● CHALLENGE
Could the lines from the start of the data through the line with "291.3, 298.6, 308.5];" be set down exactly, with no pictures among them?

● DATA SECTION
================
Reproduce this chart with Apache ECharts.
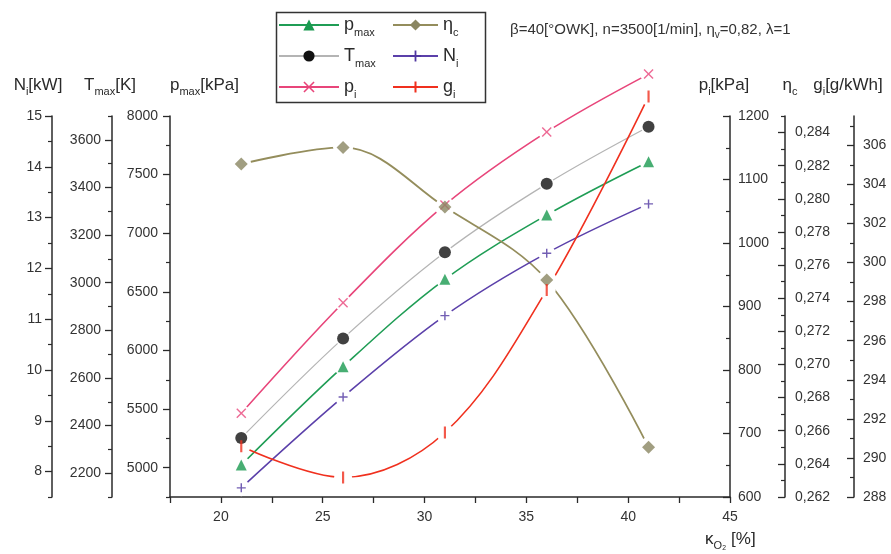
<!DOCTYPE html>
<html>
<head>
<meta charset="utf-8">
<script src="https://cdn.jsdelivr.net/npm/echarts@6/dist/echarts.min.js"></script>
<style>
  html, body { margin: 0; padding: 0; background: #fff; }
  #chart { width: 891px; height: 554px; }
</style>
</head>
<body>
<div id="chart"></div>
<script>
// Oxygen share in the intake charge, κO2 [%]
const oxygenShare = [21, 26, 31, 36, 41];

// Engine parameters at each oxygen share
const pMax = [5023, 5862, 6607, 7155, 7610];          // kPa
const tMax = [2348, 2766, 3128, 3415, 3655];          // K
const pI   = [732, 906, 1060, 1175, 1266];            // kPa
const etaC = [0.2821, 0.2831, 0.2795, 0.2751, 0.2650];
const nI   = [7.68, 9.47, 11.07, 12.30, 13.27];       // kW
const gI   = [290.6, 289.0, 291.3, 298.6, 308.5];     // g/kWh

// Tick positions (labelled and minor) for every scale
const xTicks = [20, 25, 30, 35, 40, 45];
const xMinorTicks = [17.5, 22.5, 27.5, 32.5, 37.5, 42.5];
const nTicks = [8, 9, 10, 11, 12, 13, 14, 15];
const nMinorTicks = [7.5, 8.5, 9.5, 10.5, 11.5, 12.5, 13.5, 14.5];
const tTicks = [2200, 2400, 2600, 2800, 3000, 3200, 3400, 3600];
const tMinorTicks = [2100, 2300, 2500, 2700, 2900, 3100, 3300, 3500, 3700];
const pMaxTicks = [5000, 5500, 6000, 6500, 7000, 7500, 8000];
const pMaxMinorTicks = [4750, 5250, 5750, 6250, 6750, 7250, 7750];
const pITicks = [600, 700, 800, 900, 1000, 1100, 1200];
const pIMinorTicks = [650, 750, 850, 950, 1050, 1150];
const etaTicks = [0.262, 0.264, 0.266, 0.268, 0.270, 0.272, 0.274, 0.276, 0.278, 0.280, 0.282, 0.284];
const etaMinorTicks = [0.263, 0.265, 0.267, 0.269, 0.271, 0.273, 0.275, 0.277, 0.279, 0.281, 0.283, 0.285];
const gTicks = [288, 290, 292, 294, 296, 298, 300, 302, 304, 306];
const gMinorTicks = [289, 291, 293, 295, 297, 299, 301, 303, 305, 307];

const FONT = '"Liberation Sans", Arial, sans-serif';
const INK = '#2a2a2a';

const subRich = (size) => ({
  s: { fontSize: size, verticalAlign: 'bottom', fontFamily: FONT, color: INK }
});

const nameStyle = (align, padding) => ({
  fontSize: 17, fontFamily: FONT, color: INK, lineHeight: 24,
  align: align, verticalAlign: 'middle', padding: padding,
  rich: subRich(11)
});

// One visible scale = a labelled axis plus an overlay carrying the short minor ticks
function scale(o) {
  const right = o.position === 'right';
  const major = {
    type: 'value', position: o.position, offset: o.offset,
    min: o.min, max: o.max,
    name: o.name, nameLocation: 'end', nameGap: o.nameGap, nameMoveOverlap: false,
    nameTextStyle: nameStyle(o.nameAlign, o.namePadding),
    axisLine: { show: true, onZero: false, lineStyle: { color: INK, width: 1.5 } },
    axisTick: { show: true, inside: right, length: 7, customValues: o.ticks,
                lineStyle: { color: INK, width: 1.3 } },
    axisLabel: { customValues: o.ticks, margin: o.margin, fontSize: 14,
                 fontFamily: FONT, color: '#333', formatter: o.fmt || (v => String(v)) },
    splitLine: { show: false }
  };
  const minor = {
    type: 'value', position: o.position, offset: o.offset,
    min: o.min, max: o.max,
    axisLine: { show: false },
    axisTick: { show: true, inside: right, length: 4, customValues: o.minor,
                lineStyle: { color: INK, width: 1.2 } },
    axisLabel: { show: false },
    splitLine: { show: false }
  };
  return [major, minor];
}

const yAxes = [].concat(
  scale({ position: 'left', offset: 0, min: 4750, max: 8000, ticks: pMaxTicks, minor: pMaxMinorTicks,
          margin: 12, name: 'p{s|max}[kPa]', nameGap: 31, nameAlign: 'left', namePadding: [0, 0, 0, 0] }),
  scale({ position: 'left', offset: 58, min: 2100, max: 3700, ticks: tTicks, minor: tMinorTicks,
          margin: 11, name: 'T{s|max}[K]', nameGap: 31, nameAlign: 'center', namePadding: [0, 4, 0, 0] }),
  scale({ position: 'left', offset: 118, min: 7.5, max: 15, ticks: nTicks, minor: nMinorTicks,
          margin: 10, name: 'N{s|i}[kW]', nameGap: 31, nameAlign: 'center', namePadding: [0, 28, 0, 0] }),
  scale({ position: 'right', offset: 0, min: 600, max: 1200, ticks: pITicks, minor: pIMinorTicks,
          margin: 8, name: 'p{s|i}[kPa]', nameGap: 31, nameAlign: 'center', namePadding: [0, 12, 0, 0] }),
  scale({ position: 'right', offset: 55, min: 0.262, max: 0.285, ticks: etaTicks, minor: etaMinorTicks,
          margin: 10, name: 'η{s|c}', nameGap: 31, nameAlign: 'center', namePadding: [0, 0, 0, 10],
          fmt: v => v.toFixed(3).replace('.', ',') }),
  scale({ position: 'right', offset: 124, min: 288, max: 307.5, ticks: gTicks, minor: gMinorTicks,
          margin: 9, name: 'g{s|i}[g/kWh]', nameGap: 31, nameAlign: 'center', namePadding: [0, 12, 0, 0] })
);

// Marker shapes
const CROSS = 'path://M1,0 L5,4 L9,0 L10,1 L6,5 L10,9 L9,10 L5,6 L1,10 L0,9 L4,5 L0,1 Z';
const PLUS = 'path://M4.2,0 L5.8,0 L5.8,4.2 L10,4.2 L10,5.8 L5.8,5.8 L5.8,10 L4.2,10 L4.2,5.8 L0,5.8 L0,4.2 L4.2,4.2 Z';
const BAR = 'path://M0,0 L0.01,0 L0,0.01 Z M9.99,10 L10,10 L10,9.99 Z M4.1,0 L5.9,0 L5.9,10 L4.1,10 Z';

const series = [];
const halos = [];
const markers = [];
function addQuantity(name, values, axisIndex, look) {
  const pts = oxygenShare.map((x, i) => [x, values[i]]);
  series.push({
    type: 'line', name: name, yAxisIndex: axisIndex, data: pts,
    smooth: 0.35, showSymbol: false, symbol: look.symbol, symbolSize: look.size,
    clip: false, z: 2, silent: true,
    lineStyle: { color: look.line, width: look.width },
    itemStyle: { color: look.mark }
  });
  // white clearance disc around each marker, painted over every curve
  halos.push({
    type: 'scatter', yAxisIndex: axisIndex, data: pts, symbol: 'circle',
    symbolSize: look.halo, clip: false, z: 8, silent: true,
    itemStyle: { color: '#ffffff', opacity: 1 }
  });
  markers.push({
    type: 'scatter', yAxisIndex: axisIndex, data: pts, symbol: look.symbol,
    symbolSize: look.size, clip: false, z: 9, silent: true,
    itemStyle: { color: look.mark }
  });
}

addQuantity('p_max', pMax, 0,  { symbol: 'triangle', size: 11, halo: 18, line: '#1f9d55', mark: '#1a9a50', width: 1.6 });
addQuantity('T_max', tMax, 2,  { symbol: 'circle', size: 12, halo: 15, line: '#b4b4b4', mark: '#111111', width: 1.2 });
addQuantity('p_i',   pI,   6,  { symbol: CROSS, size: 10, halo: 17, line: '#e8457a', mark: '#e8457a', width: 1.6 });
addQuantity('η_c',   etaC, 8,  { symbol: 'diamond', size: 13, halo: 20, line: '#948d5c', mark: '#8a8662', width: 1.8 });
addQuantity('N_i',   nI,   4,  { symbol: PLUS, size: 9, halo: 17, line: '#5b40aa', mark: '#4f36a0', width: 1.6 });
addQuantity('g_i',   gI,   10, { symbol: BAR, size: 12, halo: 18, line: '#f0301e', mark: '#f0301e', width: 1.6 });

const legendLabels = {
  'p_max': 'p{s|max}', 'T_max': 'T{s|max}', 'p_i': 'p{s|i}',
  'η_c': 'η{s|c}', 'N_i': 'N{s|i}', 'g_i': 'g{s|i}'
};
const legendText = {
  fontSize: 18, fontFamily: FONT, color: INK, lineHeight: 26,
  rich: { s: { fontSize: 11, verticalAlign: 'bottom', fontFamily: FONT, color: INK } }
};
const legendBase = {
  orient: 'vertical', top: 12, itemHeight: 14, itemGap: 5, padding: 0,
  selectedMode: false, formatter: n => legendLabels[n], textStyle: legendText
};

const option = {
  animation: false,
  backgroundColor: '#ffffff',
  title: {
    text: 'β=40[°OWK], n=3500[1/min], η{s|v}=0,82, λ=1',
    left: 510, top: 20, padding: 0,
    textStyle: {
      fontSize: 15, fontWeight: 'normal', fontFamily: FONT, color: '#333', lineHeight: 20,
      rich: { s: { fontSize: 10, verticalAlign: 'bottom', fontFamily: FONT, color: '#333' } }
    }
  },
  legend: [
    Object.assign({}, legendBase, { data: ['p_max', 'T_max', 'p_i'], left: 278, itemWidth: 60 }),
    Object.assign({}, legendBase, { data: ['η_c', 'N_i', 'g_i'], left: 392, itemWidth: 45 })
  ],
  graphic: [{
    type: 'rect', left: 274, top: 10, silent: true,
    shape: { width: 209, height: 90 },
    style: { fill: 'none', stroke: '#333', lineWidth: 1.5 }
  }, {
    // abscissa title
    type: 'text', left: 705, top: 527, silent: true,
    style: {
      text: 'κ{s|O₂} [%]', fontSize: 17, fontFamily: FONT, fill: INK, lineHeight: 24,
      rich: { s: { fontSize: 11, verticalAlign: 'bottom', fontFamily: FONT, fill: INK } }
    }
  }],
  grid: { left: 170, right: 161, top: 116, bottom: 57, containLabel: false, outerBoundsMode: 'none' },
  xAxis: {
    type: 'value', min: 17.5, max: 45, position: 'bottom',
    axisLine: { show: true, onZero: false, lineStyle: { color: INK, width: 1.5 } },
    axisTick: { show: true, length: 6, customValues: xMinorTicks.concat(xTicks),
                lineStyle: { color: INK, width: 1.3 } },
    axisLabel: { customValues: xTicks, margin: 13, fontSize: 14, fontFamily: FONT, color: '#333' },
    splitLine: { show: false }
  },
  yAxis: yAxes,
  series: series.concat(halos, markers)
};

const chart = echarts.init(document.getElementById('chart'), null, { renderer: 'canvas' });
chart.setOption(option);
</script>
</body>
</html>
================
● ANSWER BELOW
Reproduce this chart with Apache ECharts.
<!DOCTYPE html>
<html>
<head>
<meta charset="utf-8">
<script src="https://cdn.jsdelivr.net/npm/echarts@6/dist/echarts.min.js"></script>
<style>
  html, body { margin: 0; padding: 0; background: #fff; }
  #chart { width: 891px; height: 554px; }
</style>
</head>
<body>
<div id="chart"></div>
<script>
// Oxygen share in the intake charge, κO2 [%]
const oxygenShare = [21, 26, 31, 36, 41];

// Engine parameters at each oxygen share
const pMax = [5023, 5862, 6607, 7155, 7610];          // kPa
const tMax = [2348, 2766, 3128, 3415, 3655];          // K
const pI   = [732, 906, 1060, 1175, 1266];            // kPa
const etaC = [0.2821, 0.2831, 0.2795, 0.2751, 0.2650];
const nI   = [7.68, 9.47, 11.07, 12.30, 13.27];       // kW
const gI   = [290.6, 289.0, 291.3, 298.6, 308.5];     // g/kWh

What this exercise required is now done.